Saturday, November 26, 2011

Geoengineering for climate change


DANIEL BODANSKY of the Arizona State University states that geoengineering, a concept encompassing a variety of approaches to counteract the effects of greenhouse gas emissions, covering Solar radiation management (limiting sunlight reaching the earth, through such diverse techniques such as cloud whitening, stratospheric aerosol injection or space-based mirrors) and Carbon dioxide removal  (through enhanced weathering of rocks, mechanical trees, ocean fertilization) could increasingly become more salient if efforts to negotiate a new international agreement take too long to succeed. He states that unless the Kyoto Protocol could either be dramatically increased in scope or replaced by a new, more comprehensive agreement, global emissions will continue to rise and based on the current emissions trajectories, CO2 emissions could triple or quadruple by end of the century rather than double as has been currently estimated, potentially resulting in far more disastrous, non-linear effects of climate change.

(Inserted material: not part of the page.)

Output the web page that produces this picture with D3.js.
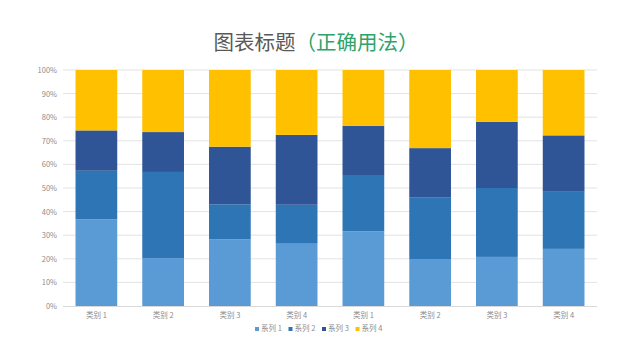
<!DOCTYPE html>
<html><head><meta charset="utf-8">
<script src="https://cdn.jsdelivr.net/npm/d3@7"></script>
<style>body{margin:0;background:#fff}svg{display:block}</style>
</head><body>
<svg id="c" width="640" height="360"></svg>
<script>
const categories = ["类别 1","类别 2","类别 3","类别 4","类别 1","类别 2","类别 3","类别 4"];
const seriesNames = ["系列 1","系列 2","系列 3","系列 4"];
const series1 = [36.7,20.3,28.3,26.4,31.6,19.9,20.8,24.2];
const series2 = [20.6,36.5,14.8,16.5,23.9,26.0,29.2,24.2];
const series3 = [17.1,16.9,24.4,29.6,20.9,21.0,28.1,23.9];
const series4 = [25.6,26.3,32.5,27.5,23.6,33.1,21.9,27.7];
const yTicks = [0,0.1,0.2,0.3,0.4,0.5,0.6,0.7,0.8,0.9,1];
const colors = ["#5B9BD5","#2E75B6","#2F5597","#FFC000"];

const svg = d3.select("#c");
const font = "'Noto Sans CJK SC','Noto Sans',sans-serif";
const m = {l:63, r:43, t:70, b:54};
const W = 640, H = 360;
const x = d3.scaleBand().domain(d3.range(categories.length)).range([m.l, W-m.r]).paddingInner(0.375).paddingOuter(0.1875);
const y = d3.scaleLinear().domain([0,1]).range([H-m.b, m.t]);

const rows = categories.map((c,i)=>{
  const vals=[series1[i],series2[i],series3[i],series4[i]];
  const tot=d3.sum(vals);
  const o={idx:i};
  seriesNames.forEach((s,j)=>o[s]=vals[j]/tot);
  return o;
});
const stacked = d3.stack().keys(seriesNames)(rows);

// gridlines
svg.append("g").selectAll("line").data(yTicks.filter(t=>t>0)).join("line")
  .attr("x1",m.l).attr("x2",W-m.r).attr("y1",d=>y(d)).attr("y2",d=>y(d))
  .attr("stroke","#e3e3e3").attr("stroke-width",1);

// y axis labels
const ya = svg.append("g").attr("transform",`translate(${m.l},0)`)
  .call(d3.axisLeft(y).tickValues(yTicks).tickFormat(d3.format(".0%")).tickSize(0).tickPadding(6));
ya.select(".domain").remove();
ya.selectAll("text").attr("fill","#8c8c8c").style("font-family",font).style("font-size","7.5px");

// bars
svg.append("g").selectAll("g").data(stacked).join("g").attr("fill",(d,i)=>colors[i])
  .selectAll("rect").data(d=>d).join("rect")
  .attr("x",d=>x(d.data.idx)).attr("width",x.bandwidth())
  .attr("y",d=>y(d[1])).attr("height",d=>y(d[0])-y(d[1]));

// x axis
const xa = svg.append("g").attr("transform",`translate(0,${y(0)})`)
  .call(d3.axisBottom(x).tickFormat(i=>categories[i]).tickSize(0).tickPadding(7));
xa.select(".domain").attr("stroke","#d9d9d9").attr("d",`M${m.l},0.5H${W-m.r}`);
xa.selectAll("text").attr("fill","#8c8c8c").style("font-family",font).style("font-size","7.5px");

// title
const t = svg.append("text").attr("x",316).attr("y",50).attr("text-anchor","middle")
  .style("font-family",font).style("font-size","20.5px");
t.append("tspan").attr("fill","#595959").text("图表标题");
t.append("tspan").attr("fill","#2ea36a").text("（正确用法）");

// legend
const lg = svg.append("g");
const itemW = 33.5, lx0 = 320 - itemW*seriesNames.length/2 + 2;
seriesNames.forEach((s,i)=>{
  const g = lg.append("g").attr("transform",`translate(${lx0+i*itemW},331)`);
  g.append("rect").attr("x",0).attr("y",-4).attr("width",4).attr("height",4).attr("fill",colors[i]);
  g.append("text").attr("x",6).attr("y",0).attr("fill","#8c8c8c")
    .style("font-family",font).style("font-size","7.5px").text(s);
});
</script>
</body></html>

In his discussion paper for the Harvard project on climate agreements, "Governing Climate Engineering: Scenarios for Analysis", he states that this has resulted in increasing interest in geoengineering solutions to address climate change and explores the various options currently available as well as costs and benefits of each approach. He highlights the lack of an international governance framework covering geoengineering activities including tasks such as developing norms to guide scientific research, allocating jurisdiction among states to regulate individuals, elaborating rules that constrain state behavior, and establishing procedures to limit conflict among states and predicts that governance of geoengineering was more likely to develop through the extension of existing treaty regimes to cover various types of geoengineering than through the development of a single comprehensive regime.